# WHAT TO PRODUCE:
Give the listing again in full, exactly as written.

* Start *

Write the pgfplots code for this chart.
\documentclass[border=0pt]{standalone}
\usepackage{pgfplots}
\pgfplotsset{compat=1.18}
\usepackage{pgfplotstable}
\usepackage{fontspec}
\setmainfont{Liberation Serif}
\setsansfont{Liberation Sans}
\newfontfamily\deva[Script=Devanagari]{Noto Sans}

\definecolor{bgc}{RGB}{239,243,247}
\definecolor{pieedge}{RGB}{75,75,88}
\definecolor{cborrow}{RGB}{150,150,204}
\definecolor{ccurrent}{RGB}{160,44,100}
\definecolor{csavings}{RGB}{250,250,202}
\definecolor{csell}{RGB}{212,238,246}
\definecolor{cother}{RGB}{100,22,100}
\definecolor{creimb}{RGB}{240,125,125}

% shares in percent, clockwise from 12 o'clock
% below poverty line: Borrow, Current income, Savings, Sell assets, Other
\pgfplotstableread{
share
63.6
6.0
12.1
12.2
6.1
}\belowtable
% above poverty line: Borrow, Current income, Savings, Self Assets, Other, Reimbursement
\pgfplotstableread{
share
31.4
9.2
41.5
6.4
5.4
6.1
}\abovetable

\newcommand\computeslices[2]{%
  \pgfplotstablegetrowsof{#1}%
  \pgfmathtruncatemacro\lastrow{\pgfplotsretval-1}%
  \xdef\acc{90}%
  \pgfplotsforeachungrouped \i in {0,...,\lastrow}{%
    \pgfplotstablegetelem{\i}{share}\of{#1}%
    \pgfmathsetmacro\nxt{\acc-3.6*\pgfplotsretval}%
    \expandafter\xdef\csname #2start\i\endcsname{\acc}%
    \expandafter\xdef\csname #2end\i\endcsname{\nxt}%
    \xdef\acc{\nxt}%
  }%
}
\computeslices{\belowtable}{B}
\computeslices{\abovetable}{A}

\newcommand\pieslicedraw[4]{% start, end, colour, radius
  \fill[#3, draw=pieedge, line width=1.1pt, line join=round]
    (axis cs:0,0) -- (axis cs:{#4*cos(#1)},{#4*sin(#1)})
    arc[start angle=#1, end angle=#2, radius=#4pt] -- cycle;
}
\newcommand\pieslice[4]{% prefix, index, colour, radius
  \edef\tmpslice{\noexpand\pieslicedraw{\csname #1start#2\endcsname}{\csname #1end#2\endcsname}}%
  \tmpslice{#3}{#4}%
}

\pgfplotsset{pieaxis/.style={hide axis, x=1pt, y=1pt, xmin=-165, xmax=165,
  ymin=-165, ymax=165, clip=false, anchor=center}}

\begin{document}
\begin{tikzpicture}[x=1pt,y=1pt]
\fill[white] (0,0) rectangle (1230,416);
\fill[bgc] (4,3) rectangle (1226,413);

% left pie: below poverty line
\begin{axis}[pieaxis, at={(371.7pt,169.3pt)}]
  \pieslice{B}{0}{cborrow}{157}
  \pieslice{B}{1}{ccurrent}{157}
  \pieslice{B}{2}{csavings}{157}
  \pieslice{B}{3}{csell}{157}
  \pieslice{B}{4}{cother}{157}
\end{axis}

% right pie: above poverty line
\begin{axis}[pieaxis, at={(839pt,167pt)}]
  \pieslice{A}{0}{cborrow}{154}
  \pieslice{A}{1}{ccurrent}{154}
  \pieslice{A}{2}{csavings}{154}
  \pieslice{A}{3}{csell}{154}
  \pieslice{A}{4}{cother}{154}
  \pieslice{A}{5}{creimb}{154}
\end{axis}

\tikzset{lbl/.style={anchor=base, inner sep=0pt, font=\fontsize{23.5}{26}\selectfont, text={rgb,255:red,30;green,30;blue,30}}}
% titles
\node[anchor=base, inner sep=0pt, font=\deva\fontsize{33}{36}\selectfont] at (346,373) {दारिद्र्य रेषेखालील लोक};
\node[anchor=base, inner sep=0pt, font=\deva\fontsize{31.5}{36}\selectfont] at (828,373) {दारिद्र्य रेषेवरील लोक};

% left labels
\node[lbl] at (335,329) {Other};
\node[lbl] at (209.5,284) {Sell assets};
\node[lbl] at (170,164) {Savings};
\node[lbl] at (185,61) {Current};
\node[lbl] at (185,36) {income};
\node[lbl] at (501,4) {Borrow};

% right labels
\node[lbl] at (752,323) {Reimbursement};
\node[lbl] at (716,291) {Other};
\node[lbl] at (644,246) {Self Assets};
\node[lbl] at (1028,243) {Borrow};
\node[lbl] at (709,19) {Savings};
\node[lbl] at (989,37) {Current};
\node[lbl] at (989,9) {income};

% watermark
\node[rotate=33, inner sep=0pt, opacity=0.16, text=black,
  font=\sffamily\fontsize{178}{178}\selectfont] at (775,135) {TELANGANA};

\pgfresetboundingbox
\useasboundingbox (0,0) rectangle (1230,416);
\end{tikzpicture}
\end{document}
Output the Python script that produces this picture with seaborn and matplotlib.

* End *

# THE OUTPUT:
Write the pgfplots code for this chart.
\documentclass[border=0pt]{standalone}
\usepackage{pgfplots}
\pgfplotsset{compat=1.18}
\usepackage{pgfplotstable}
\usepackage{fontspec}
\setmainfont{Liberation Serif}
\setsansfont{Liberation Sans}
\newfontfamily\deva[Script=Devanagari]{Noto Sans}

\definecolor{bgc}{RGB}{239,243,247}
\definecolor{pieedge}{RGB}{75,75,88}
\definecolor{cborrow}{RGB}{150,150,204}
\definecolor{ccurrent}{RGB}{160,44,100}
\definecolor{csavings}{RGB}{250,250,202}
\definecolor{csell}{RGB}{212,238,246}
\definecolor{cother}{RGB}{100,22,100}
\definecolor{creimb}{RGB}{240,125,125}

% shares in percent, clockwise from 12 o'clock
% below poverty line: Borrow, Current income, Savings, Sell assets, Other
\pgfplotstableread{
share
63.6
6.0
12.1
12.2
6.1
}\belowtable
% above poverty line: Borrow, Current income, Savings, Self Assets, Other, Reimbursement
\pgfplotstableread{
share
31.4
9.2
41.5
6.4
5.4
6.1
}\abovetable

\newcommand\computeslices[2]{%
  \pgfplotstablegetrowsof{#1}%
  \pgfmathtruncatemacro\lastrow{\pgfplotsretval-1}%
  \xdef\acc{90}%
  \pgfplotsforeachungrouped \i in {0,...,\lastrow}{%
    \pgfplotstablegetelem{\i}{share}\of{#1}%
    \pgfmathsetmacro\nxt{\acc-3.6*\pgfplotsretval}%
    \expandafter\xdef\csname #2start\i\endcsname{\acc}%
    \expandafter\xdef\csname #2end\i\endcsname{\nxt}%
    \xdef\acc{\nxt}%
  }%
}
\computeslices{\belowtable}{B}
\computeslices{\abovetable}{A}

\newcommand\pieslicedraw[4]{% start, end, colour, radius
  \fill[#3, draw=pieedge, line width=1.1pt, line join=round]
    (axis cs:0,0) -- (axis cs:{#4*cos(#1)},{#4*sin(#1)})
    arc[start angle=#1, end angle=#2, radius=#4pt] -- cycle;
}
\newcommand\pieslice[4]{% prefix, index, colour, radius
  \edef\tmpslice{\noexpand\pieslicedraw{\csname #1start#2\endcsname}{\csname #1end#2\endcsname}}%
  \tmpslice{#3}{#4}%
}

\pgfplotsset{pieaxis/.style={hide axis, x=1pt, y=1pt, xmin=-165, xmax=165,
  ymin=-165, ymax=165, clip=false, anchor=center}}

\begin{document}
\begin{tikzpicture}[x=1pt,y=1pt]
\fill[white] (0,0) rectangle (1230,416);
\fill[bgc] (4,3) rectangle (1226,413);

% left pie: below poverty line
\begin{axis}[pieaxis, at={(371.7pt,169.3pt)}]
  \pieslice{B}{0}{cborrow}{157}
  \pieslice{B}{1}{ccurrent}{157}
  \pieslice{B}{2}{csavings}{157}
  \pieslice{B}{3}{csell}{157}
  \pieslice{B}{4}{cother}{157}
\end{axis}

% right pie: above poverty line
\begin{axis}[pieaxis, at={(839pt,167pt)}]
  \pieslice{A}{0}{cborrow}{154}
  \pieslice{A}{1}{ccurrent}{154}
  \pieslice{A}{2}{csavings}{154}
  \pieslice{A}{3}{csell}{154}
  \pieslice{A}{4}{cother}{154}
  \pieslice{A}{5}{creimb}{154}
\end{axis}

\tikzset{lbl/.style={anchor=base, inner sep=0pt, font=\fontsize{23.5}{26}\selectfont, text={rgb,255:red,30;green,30;blue,30}}}
% titles
\node[anchor=base, inner sep=0pt, font=\deva\fontsize{33}{36}\selectfont] at (346,373) {दारिद्र्य रेषेखालील लोक};
\node[anchor=base, inner sep=0pt, font=\deva\fontsize{31.5}{36}\selectfont] at (828,373) {दारिद्र्य रेषेवरील लोक};

% left labels
\node[lbl] at (335,329) {Other};
\node[lbl] at (209.5,284) {Sell assets};
\node[lbl] at (170,164) {Savings};
\node[lbl] at (185,61) {Current};
\node[lbl] at (185,36) {income};
\node[lbl] at (501,4) {Borrow};

% right labels
\node[lbl] at (752,323) {Reimbursement};
\node[lbl] at (716,291) {Other};
\node[lbl] at (644,246) {Self Assets};
\node[lbl] at (1028,243) {Borrow};
\node[lbl] at (709,19) {Savings};
\node[lbl] at (989,37) {Current};
\node[lbl] at (989,9) {income};

% watermark
\node[rotate=33, inner sep=0pt, opacity=0.16, text=black,
  font=\sffamily\fontsize{178}{178}\selectfont] at (775,135) {TELANGANA};

\pgfresetboundingbox
\useasboundingbox (0,0) rectangle (1230,416);
\end{tikzpicture}
\end{document}
Output the Python script that produces this picture with seaborn and matplotlib.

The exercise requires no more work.